Wildfire hazard assessment increasingly relies on machine learning models trained on large-scale remote sensing and geospatial datasets. However, the limited transparency and uncertainty awareness of many data-driven approaches hinder their operational use and trustworthiness for decision-making. In this study, we propose an interpretable and uncertainty-aware wildfire hazard assessment framework that integrates fuzzy logic preprocessing, histogram-based gradient boosting (HGB), and artificial intelligence.
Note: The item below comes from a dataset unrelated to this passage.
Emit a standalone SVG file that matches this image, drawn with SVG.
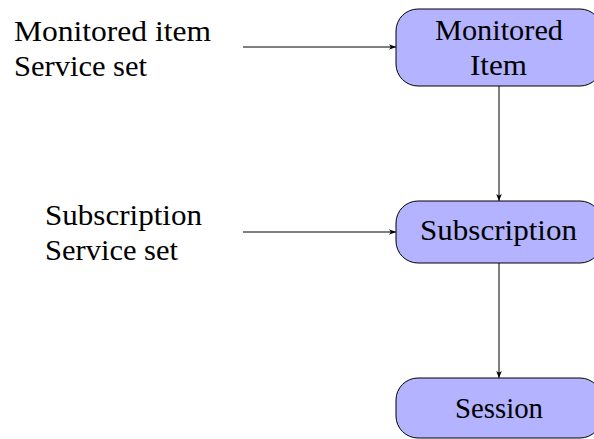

Multiple environmental, climatic, topographic, vegetation, geological, and anthropogenic variables derived from remote sensing and GIS sources are transformed into continuous fuzzy membership functions to explicitly represent gradual transitions and inherent uncertainties in wildfire-related drivers. The HGB model is employed to efficiently handle high-dimensional raster data and to produce probabilistic wildfire susceptibility estimates. Model interpretability is ensured using SHAP, which quantifies the contribution and direction of each predictor to wildfire probability, enabling transparent interpretation of model behaviour. In addition, predictive uncertainty is quantified through an ensemble approach, highlighting spatial patterns of confidence and disagreement among model predictions.
Results demonstrate strong discriminative performance while revealing physically meaningful relationships, with precipitation acting as the dominant suppressor of wildfire probability, and fuel availability, temperature, and wind emerging as key amplifying factors. The proposed framework enhances model transparency, interpretability, and reliability, supporting trustworthy wildfire hazard assessment and decision-making for risk mitigation and resource allocation.